An m by n rook graph is formed by associating a node with each square of an m by n chess board and connecting two nodes with an edge if a rook can legally move from one to the other. That is, two nodes are connected if they are either in the same row or in the same column.
A Paley graph of order q is a graph with q nodes where q is a prime power and congruent to 1 mod 4. Label each node with an element of the finite field F with q elements and connect two nodes with an edge if the difference between their labels is a quadratic residue. That is, for nodes labeled a and b, connect these nodes if there exist an x in F such that a – b = x².
We’ll look at a graph which is both a rook graph and a Paley graph: the 3 by 3 rook graph is the same as the Paley graph of order 9.
Rook graph 3 x 3
Constructing the rook graph is easy. If we number our 3 by 3 chess board as follows
1 2 3 4 5 6 7 8 9
then we connect 1 to 2, 3, 4, and 7. We connect 2 to 1, 3, 5, and 8. Etc. This gives us the following graph.
(The graph was made with Sketchviz introduced here.)
Paley graph of order 9
They Paley graph is a little more complicated to construct. First we need to explain what a field with 9 elements is.
A field with 3 elements is just integers mod 3. We can think of the field with 9 elements as the analog of complex numbers: numbers of the form a + bi where a and b are integers mod 3. As with the complex numbers, i² = -1.
When we square each of the nine elements of our field, we get four distinct non-zero results: 1, 2, i, and 2i. For example, i is one of our squares because
(1 + 2i)(1 + 2i) = (1 – 4) + 4i = i
Here we used -3 = 0 mod 3 and 4 = 1 mod 3.
Since our squares are 1, 2, i, and 2i, that says 0 is connected to these four values. Then we connect 1 to 2, 0, 1 + i and 1 + 2i because each of these numbers minus 1 is a square. If we keep doing this for all nine nodes, we get the following graph.

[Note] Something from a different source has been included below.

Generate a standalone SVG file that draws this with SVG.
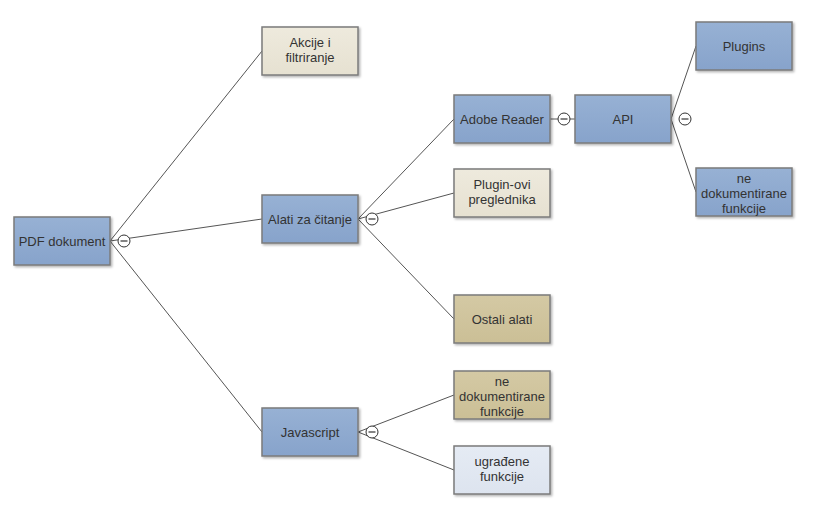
<svg xmlns="http://www.w3.org/2000/svg" width="835" height="527" viewBox="0 0 835 527">
<defs>
<linearGradient id="gBlue" x1="0" y1="0" x2="0" y2="1"><stop offset="0" stop-color="#97b1d4"/><stop offset="1" stop-color="#87a3cb"/></linearGradient>
<linearGradient id="gBeige" x1="0" y1="0" x2="0" y2="1"><stop offset="0" stop-color="#eeeadd"/><stop offset="1" stop-color="#e6e1d1"/></linearGradient>
<linearGradient id="gTan" x1="0" y1="0" x2="0" y2="1"><stop offset="0" stop-color="#d4c9a4"/><stop offset="1" stop-color="#cbbf96"/></linearGradient>
<linearGradient id="gLight" x1="0" y1="0" x2="0" y2="1"><stop offset="0" stop-color="#e5ebf4"/><stop offset="1" stop-color="#dde4ef"/></linearGradient>
<filter id="sh" x="-10%" y="-10%" width="130%" height="130%"><feDropShadow dx="1.5" dy="1.5" stdDeviation="1" flood-color="#000" flood-opacity="0.3"/></filter>
</defs>
<style>
.n rect{stroke:#7b7b7b;stroke-width:1.5;filter:url(#sh)}
.blue rect{fill:url(#gBlue)}
.beige rect{fill:url(#gBeige)}
.tan rect{fill:url(#gTan)}
.light rect{fill:url(#gLight)}
.n text{font-family:"Liberation Sans",Arial,sans-serif;font-size:13px;fill:#333;text-anchor:middle}
.c line{stroke:#555;stroke-width:1;fill:none}
.t circle{fill:#fff;stroke:#333;stroke-width:1}
.t line{stroke:#333;stroke-width:1.2}
</style>
<rect width="835" height="527" fill="#fff"/>
<g id="connectors" class="c">
<line x1="110" y1="241" x2="262" y2="51"/>
<line x1="110" y1="241" x2="262" y2="219"/>
<line x1="110" y1="241" x2="262" y2="432"/>
<line x1="358" y1="219" x2="454" y2="119"/>
<line x1="358" y1="219" x2="454" y2="193"/>
<line x1="358" y1="219" x2="454" y2="319"/>
<line x1="550" y1="119" x2="575" y2="119"/>
<line x1="671" y1="119" x2="696" y2="46"/>
<line x1="671" y1="119" x2="696" y2="192"/>
<line x1="358" y1="432" x2="454" y2="395"/>
<line x1="358" y1="432" x2="454" y2="470"/>
</g>
<g id="toggles" class="t">
<circle cx="124" cy="241" r="6"/><line x1="120.5" y1="241" x2="127.5" y2="241"/>
<circle cx="372" cy="219" r="6"/><line x1="368.5" y1="219" x2="375.5" y2="219"/>
<circle cx="564" cy="119" r="6"/><line x1="560.5" y1="119" x2="567.5" y2="119"/>
<circle cx="685" cy="119" r="6"/><line x1="681.5" y1="119" x2="688.5" y2="119"/>
<circle cx="372" cy="432" r="6"/><line x1="368.5" y1="432" x2="375.5" y2="432"/>
</g>
<g id="pdf" class="n blue"><rect x="14" y="217" width="96" height="48"/><text x="62" y="246">PDF dokument</text></g>
<g id="akcije" class="n beige"><rect x="262" y="27" width="96" height="48"/><text x="310" y="47">Akcije i</text><text x="310" y="62">filtriranje</text></g>
<g id="alati" class="n blue"><rect x="262" y="195" width="96" height="48"/><text x="310" y="224">Alati za čitanje</text></g>
<g id="javascript" class="n blue"><rect x="262" y="408" width="96" height="48"/><text x="310" y="437">Javascript</text></g>
<g id="adobe" class="n blue"><rect x="454" y="95" width="96" height="48"/><text x="502" y="124">Adobe Reader</text></g>
<g id="api" class="n blue"><rect x="575" y="95" width="96" height="48"/><text x="623" y="124">API</text></g>
<g id="plugins" class="n blue"><rect x="696" y="22" width="96" height="48"/><text x="744" y="51">Plugins</text></g>
<g id="apindf" class="n blue"><rect x="696" y="168" width="96" height="48"/><text x="744" y="183">ne</text><text x="744" y="198">dokumentirane</text><text x="744" y="213">funkcije</text></g>
<g id="pluginovi" class="n beige"><rect x="454" y="169" width="96" height="48"/><text x="502" y="189">Plugin-ovi</text><text x="502" y="204">preglednika</text></g>
<g id="ostali" class="n tan"><rect x="454" y="295" width="96" height="48"/><text x="502" y="324">Ostali alati</text></g>
<g id="jsndf" class="n tan"><rect x="454" y="371" width="96" height="48"/><text x="502" y="386">ne</text><text x="502" y="401">dokumentirane</text><text x="502" y="416">funkcije</text></g>
<g id="ugradjene" class="n light"><rect x="454" y="446" width="96" height="48"/><text x="502" y="466">ugrađene</text><text x="502" y="481">funkcije</text></g>
</svg>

It’s clear that the two graphs above are relabelings of each other. We can see this explicitly by relabeling our chess board as follows:
0 i 2i 1 1+i 1+2i 2 2+i 2+2i
Moving horizontally adds i, which is a square, and moving vertically adds 1, which is a square. So the Paley connections are rook connections.
Are there more rook graphs that are isomorphic to Paley graphs? No, this is the only one.
Every pair of vertices in a rook graph that are not neighbors have two common. If the points with coordinates (a, b) and (c, d) are on different rows and columns, then both are connected to (a, d) and (c, b).
In a Paley graph of order q, every pair of nodes that aren’t neighbors have (q – 1)/4 common neighbors. For a Paley graph to be isomorphic to a rook graph, we must have (q – 1)/4 = 2, and so q = 9.
3 thoughts on “Rook graphs and Paley graphs”
Thanks. I’m fixing it now.
Technically there’s one other case: the 1×2 rook graph is isomorphic to the Paley graph of order 2 (both consist of 2 nodes joined by an edge). This doesn’t contradict your counting argument because there are no pairs of non-adjacent nodes.
The rook graph shows 5 edges for node 8 and node 4, because node 8 and node 4 are show connected. I didn’t expect node 8 and 4 to be connected?